How to Suture a Wound

If you thought that suturing is a uniform process and is applied on all kinds of wounds, you are wrong. There are different techniques of suturing and the extent of difficulty varies from one another. If you want to minimize scarring impact on the skin, more complicated and complex suturing techniques are implemented.

In this article, there is demonstration of performing intermittent or interrupted sutures, which is the simplest and most straightforward suturing technique. The suture is called interrupted as the stitches are not connected to one another. One stitch is made, it is tied off and then another stitch is made.

Interrupted stitches are secure and simple to place on the skin. When compared to continuous suture, changes to these stitches can be made more easily. Just one stitch needs to be cut, the wound can be adjusted and then a new stitch can be done again.

Mentioned below is guided step for
carrying out interrupted sutures :

  • Wash your hands thoroughly with soap and water so that there are minimal chances of infecting the wound. The wound has to be prepared for suturing. Use water for cleaning the wound. If there is blood, clean the same by using clean cotton and antiseptic lotion. Put on latex gloves so that the hand is not in direct touch with the wound.

  • You must use the needle driver for grabbing the needle properly. The needle clamp should lock in the right place. All the thread should be pulled out of the suture kit.

  • Take the tissue forceps and use it for exposing the side of the wound where you will begin stitching. This will help you in seeing what you are working with and the actual depth of the wound that needs suturing. It is recommended to line up the wound edge as much as possible.

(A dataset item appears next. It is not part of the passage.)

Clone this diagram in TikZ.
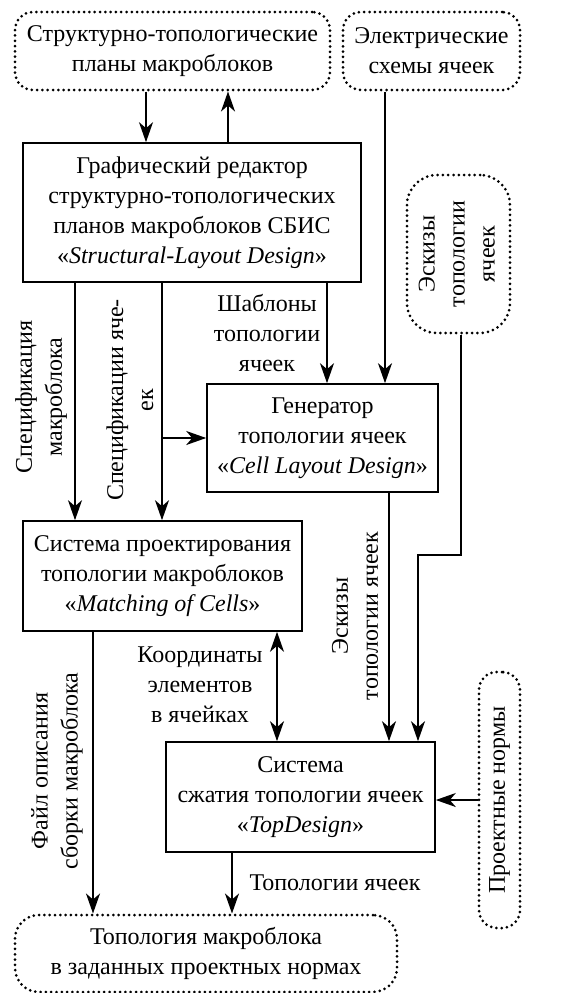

  • At about 90-degree angle, push the needle through the skin. The thread should come about a centimeter to the other side of the wound. See that the thread or the needle does not go below the fat layer in the tissues. It should slide right above it.
  • When you have reached deep enough, twist your hand in clockwise order so that the tip of the needle comes out on the other side of the wound. The needle should come out straight from the first needle hole.

  • When the needle comes out from the other side of the wound, the needle driver should be unlocked and reattached near the needle tip. It has to be pulled until there is about 1-2 inches of thread on the right side of the wound. After this, the needle needs to be released.

  • Use the left hand and hold the thread on the left side itself of the needle. Wrap the thread twice around the needle holder’s tip.

  • Open the needle holder slightly. The 1-2 inches of thread which is there on the right side of the wound needs to be grabbed.
  • Pull the thread’s long part with your left hand. You will see that the thread which is wrapped around the needle holder will slide off. Basically, this is nothing but creating an overhand knot with double loops. This is known as ‘first throw’.

  • The thread has to be tightened in such a manner that the tissues touch one another. Moreover, the knot on the skin should be lying in a flat manner.

  • The process that starts now is referred to as ‘second throw’. Use your left hand and take the long end of the thread and hold it tight. Wrap the thread once in clockwise manner around the needle driver. Open the needle driver slightly and grab the thread’s short end. Use your left hand and pull the long part of the thread. The surgeon’s knot is done with another overhand knot.

  • The above-mentioned step has to be repeated one more time and this is referred to as ‘third throw’. This actually helps in creating a highly secured knot. Instead of wrapping the thread around the needle driver in a clockwise manner, wrap the same in anti-clockwise manner. The knot will not be slipping by any means.

  • Take the scissor and cut off any excess thread that is there.

  • Now it is time for the second suture. Just go quarter of an inch below the wound and repeat the whole process mentioned above.

  • Be careful about one thing. All the knots should be done on one side of the wound. If you tie the knot on the right side of one stitch, let all the knots be on the right side only and vice versa.

  • Be careful about one thing. All the knots should be done on one side of the wound. If you tie the knot on the right side of one stitch, let all the knots be on the right side only and vice versa.

  • Once the stitching work is complete, sutured wound should be wrapped using a sterilized bandage.